**Instructions for the task:** Could the lines from the start of the data through the line with "800, 900, 1000];" be set down exactly, with no pictures among them?

**Given material:**

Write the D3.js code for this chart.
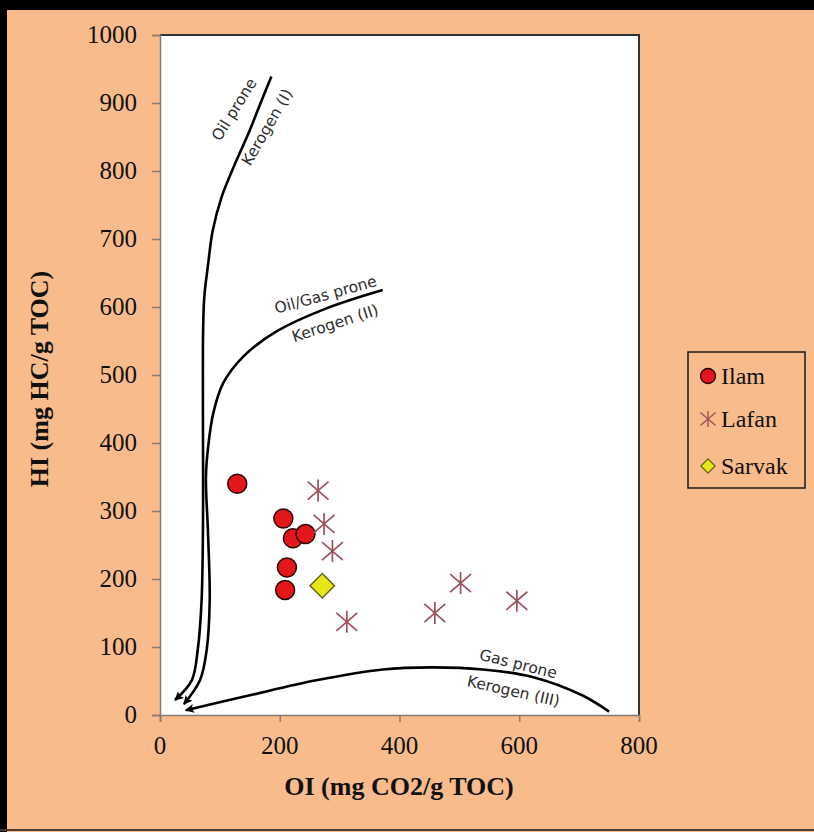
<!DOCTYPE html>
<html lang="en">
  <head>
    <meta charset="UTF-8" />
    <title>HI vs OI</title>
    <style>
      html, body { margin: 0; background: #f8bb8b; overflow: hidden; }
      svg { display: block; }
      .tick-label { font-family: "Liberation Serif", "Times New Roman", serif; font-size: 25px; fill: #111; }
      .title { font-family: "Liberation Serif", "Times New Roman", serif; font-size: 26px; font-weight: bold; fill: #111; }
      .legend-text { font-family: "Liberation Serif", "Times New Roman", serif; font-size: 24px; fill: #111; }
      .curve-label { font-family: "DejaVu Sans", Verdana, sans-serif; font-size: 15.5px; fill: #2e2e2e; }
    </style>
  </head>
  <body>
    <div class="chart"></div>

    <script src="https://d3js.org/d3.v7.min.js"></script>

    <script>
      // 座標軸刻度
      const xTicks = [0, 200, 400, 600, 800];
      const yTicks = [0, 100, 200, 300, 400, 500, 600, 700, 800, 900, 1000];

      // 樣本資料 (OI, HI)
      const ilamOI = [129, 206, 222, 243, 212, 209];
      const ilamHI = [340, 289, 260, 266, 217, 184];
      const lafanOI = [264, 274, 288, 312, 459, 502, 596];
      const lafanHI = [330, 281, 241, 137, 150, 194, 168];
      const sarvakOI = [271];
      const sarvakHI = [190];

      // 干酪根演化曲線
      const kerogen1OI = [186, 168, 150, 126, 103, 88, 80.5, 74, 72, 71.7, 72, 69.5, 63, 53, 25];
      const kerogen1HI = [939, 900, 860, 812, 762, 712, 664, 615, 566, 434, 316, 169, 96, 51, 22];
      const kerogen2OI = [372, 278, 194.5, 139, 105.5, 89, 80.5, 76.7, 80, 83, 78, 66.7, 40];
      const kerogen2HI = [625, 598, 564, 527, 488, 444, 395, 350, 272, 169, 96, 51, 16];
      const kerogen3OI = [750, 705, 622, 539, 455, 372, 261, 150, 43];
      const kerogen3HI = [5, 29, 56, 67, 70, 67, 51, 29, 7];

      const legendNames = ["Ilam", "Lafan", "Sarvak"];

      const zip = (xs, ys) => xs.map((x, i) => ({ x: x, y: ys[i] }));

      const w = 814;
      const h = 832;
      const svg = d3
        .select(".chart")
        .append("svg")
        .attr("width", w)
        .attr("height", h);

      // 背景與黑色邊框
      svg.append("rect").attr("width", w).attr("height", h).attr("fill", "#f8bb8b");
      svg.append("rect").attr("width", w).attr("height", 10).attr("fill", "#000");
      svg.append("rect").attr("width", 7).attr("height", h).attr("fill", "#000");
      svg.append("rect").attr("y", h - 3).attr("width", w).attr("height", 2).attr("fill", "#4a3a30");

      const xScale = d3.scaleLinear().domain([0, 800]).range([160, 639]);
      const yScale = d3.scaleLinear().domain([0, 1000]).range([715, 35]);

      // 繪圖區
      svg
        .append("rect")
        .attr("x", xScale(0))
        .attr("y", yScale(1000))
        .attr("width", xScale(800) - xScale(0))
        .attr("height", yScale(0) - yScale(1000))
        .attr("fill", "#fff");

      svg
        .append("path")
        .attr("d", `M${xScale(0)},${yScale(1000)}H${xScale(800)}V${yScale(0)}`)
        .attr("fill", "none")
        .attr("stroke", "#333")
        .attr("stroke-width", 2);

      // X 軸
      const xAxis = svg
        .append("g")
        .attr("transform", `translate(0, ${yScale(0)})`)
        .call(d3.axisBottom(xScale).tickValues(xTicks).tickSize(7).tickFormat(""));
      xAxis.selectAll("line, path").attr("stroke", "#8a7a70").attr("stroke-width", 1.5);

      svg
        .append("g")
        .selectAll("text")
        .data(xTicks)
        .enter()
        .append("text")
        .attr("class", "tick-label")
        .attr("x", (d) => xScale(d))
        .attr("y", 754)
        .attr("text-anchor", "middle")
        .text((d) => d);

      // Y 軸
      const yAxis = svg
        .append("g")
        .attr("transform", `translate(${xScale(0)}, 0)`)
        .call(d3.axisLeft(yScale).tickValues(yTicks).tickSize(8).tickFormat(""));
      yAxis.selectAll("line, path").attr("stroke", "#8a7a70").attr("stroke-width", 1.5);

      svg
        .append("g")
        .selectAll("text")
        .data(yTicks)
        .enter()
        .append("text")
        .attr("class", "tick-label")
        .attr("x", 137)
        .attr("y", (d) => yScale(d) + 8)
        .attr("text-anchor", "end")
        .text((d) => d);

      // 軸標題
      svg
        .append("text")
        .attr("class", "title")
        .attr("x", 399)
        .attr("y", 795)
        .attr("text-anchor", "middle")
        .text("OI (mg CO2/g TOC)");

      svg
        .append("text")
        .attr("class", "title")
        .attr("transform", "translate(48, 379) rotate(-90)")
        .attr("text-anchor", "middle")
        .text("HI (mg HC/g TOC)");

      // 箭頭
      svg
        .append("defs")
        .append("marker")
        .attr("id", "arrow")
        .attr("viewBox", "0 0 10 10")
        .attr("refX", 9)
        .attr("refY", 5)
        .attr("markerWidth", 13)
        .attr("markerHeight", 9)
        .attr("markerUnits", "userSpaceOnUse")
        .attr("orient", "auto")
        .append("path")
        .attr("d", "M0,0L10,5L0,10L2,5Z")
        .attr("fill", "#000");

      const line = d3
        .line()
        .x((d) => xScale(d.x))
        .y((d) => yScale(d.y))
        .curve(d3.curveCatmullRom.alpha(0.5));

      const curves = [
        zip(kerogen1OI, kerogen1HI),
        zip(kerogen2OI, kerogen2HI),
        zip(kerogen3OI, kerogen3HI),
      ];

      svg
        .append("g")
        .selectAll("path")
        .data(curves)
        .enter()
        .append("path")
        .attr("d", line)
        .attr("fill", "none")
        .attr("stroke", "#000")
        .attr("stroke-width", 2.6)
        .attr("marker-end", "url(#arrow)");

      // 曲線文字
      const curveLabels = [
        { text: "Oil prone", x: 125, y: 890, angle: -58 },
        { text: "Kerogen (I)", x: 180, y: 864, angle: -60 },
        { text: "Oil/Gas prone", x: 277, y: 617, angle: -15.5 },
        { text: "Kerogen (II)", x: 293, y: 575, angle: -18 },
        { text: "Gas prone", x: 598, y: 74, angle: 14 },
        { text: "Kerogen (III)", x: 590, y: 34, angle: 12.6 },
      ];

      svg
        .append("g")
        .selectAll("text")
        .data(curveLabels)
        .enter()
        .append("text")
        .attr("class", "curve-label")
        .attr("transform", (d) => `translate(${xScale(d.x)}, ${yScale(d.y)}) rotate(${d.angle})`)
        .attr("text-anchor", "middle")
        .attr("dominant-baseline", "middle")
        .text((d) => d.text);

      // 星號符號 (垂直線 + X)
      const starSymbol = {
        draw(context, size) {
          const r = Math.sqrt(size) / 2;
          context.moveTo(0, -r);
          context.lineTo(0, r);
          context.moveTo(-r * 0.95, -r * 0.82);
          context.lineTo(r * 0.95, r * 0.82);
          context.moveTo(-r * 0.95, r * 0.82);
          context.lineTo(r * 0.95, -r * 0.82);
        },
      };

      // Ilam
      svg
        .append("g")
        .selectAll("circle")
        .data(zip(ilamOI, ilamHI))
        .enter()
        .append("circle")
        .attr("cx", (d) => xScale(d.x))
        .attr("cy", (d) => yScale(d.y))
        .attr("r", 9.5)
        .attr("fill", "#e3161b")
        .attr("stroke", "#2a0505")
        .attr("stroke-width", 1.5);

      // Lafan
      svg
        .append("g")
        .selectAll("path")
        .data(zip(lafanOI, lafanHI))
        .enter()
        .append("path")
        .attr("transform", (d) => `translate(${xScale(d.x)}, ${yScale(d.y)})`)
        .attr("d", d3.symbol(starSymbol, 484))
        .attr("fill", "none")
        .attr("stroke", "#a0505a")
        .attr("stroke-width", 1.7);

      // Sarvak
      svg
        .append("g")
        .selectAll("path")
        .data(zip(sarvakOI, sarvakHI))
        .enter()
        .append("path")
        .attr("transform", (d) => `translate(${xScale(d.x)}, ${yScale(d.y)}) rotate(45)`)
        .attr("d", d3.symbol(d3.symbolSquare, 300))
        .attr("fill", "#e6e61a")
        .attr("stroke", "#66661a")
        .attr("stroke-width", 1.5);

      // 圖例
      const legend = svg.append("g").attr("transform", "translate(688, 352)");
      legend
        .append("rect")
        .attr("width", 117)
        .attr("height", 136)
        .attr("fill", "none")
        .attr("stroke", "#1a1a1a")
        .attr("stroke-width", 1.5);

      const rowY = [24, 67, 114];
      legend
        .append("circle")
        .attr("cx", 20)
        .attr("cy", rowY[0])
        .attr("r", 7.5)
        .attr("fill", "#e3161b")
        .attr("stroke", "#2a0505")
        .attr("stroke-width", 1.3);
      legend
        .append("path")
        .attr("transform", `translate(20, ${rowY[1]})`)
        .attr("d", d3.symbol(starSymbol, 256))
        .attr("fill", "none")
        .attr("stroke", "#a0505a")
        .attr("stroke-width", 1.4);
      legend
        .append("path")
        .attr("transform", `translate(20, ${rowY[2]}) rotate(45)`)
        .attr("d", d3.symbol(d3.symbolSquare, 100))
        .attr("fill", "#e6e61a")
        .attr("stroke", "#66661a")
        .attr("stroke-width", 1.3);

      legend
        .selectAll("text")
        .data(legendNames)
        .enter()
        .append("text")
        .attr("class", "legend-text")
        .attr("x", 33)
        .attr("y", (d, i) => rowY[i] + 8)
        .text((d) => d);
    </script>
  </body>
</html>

**Reply to the exercise:**
Write the D3.js code for this chart.
<!DOCTYPE html>
<html lang="en">
  <head>
    <meta charset="UTF-8" />
    <title>HI vs OI</title>
    <style>
      html, body { margin: 0; background: #f8bb8b; overflow: hidden; }
      svg { display: block; }
      .tick-label { font-family: "Liberation Serif", "Times New Roman", serif; font-size: 25px; fill: #111; }
      .title { font-family: "Liberation Serif", "Times New Roman", serif; font-size: 26px; font-weight: bold; fill: #111; }
      .legend-text { font-family: "Liberation Serif", "Times New Roman", serif; font-size: 24px; fill: #111; }
      .curve-label { font-family: "DejaVu Sans", Verdana, sans-serif; font-size: 15.5px; fill: #2e2e2e; }
    </style>
  </head>
  <body>
    <div class="chart"></div>

    <script src="https://d3js.org/d3.v7.min.js"></script>

    <script>
      // 座標軸刻度
      const xTicks = [0, 200, 400, 600, 800];
      const yTicks = [0, 100, 200, 300, 400, 500, 600, 700, 800, 900, 1000];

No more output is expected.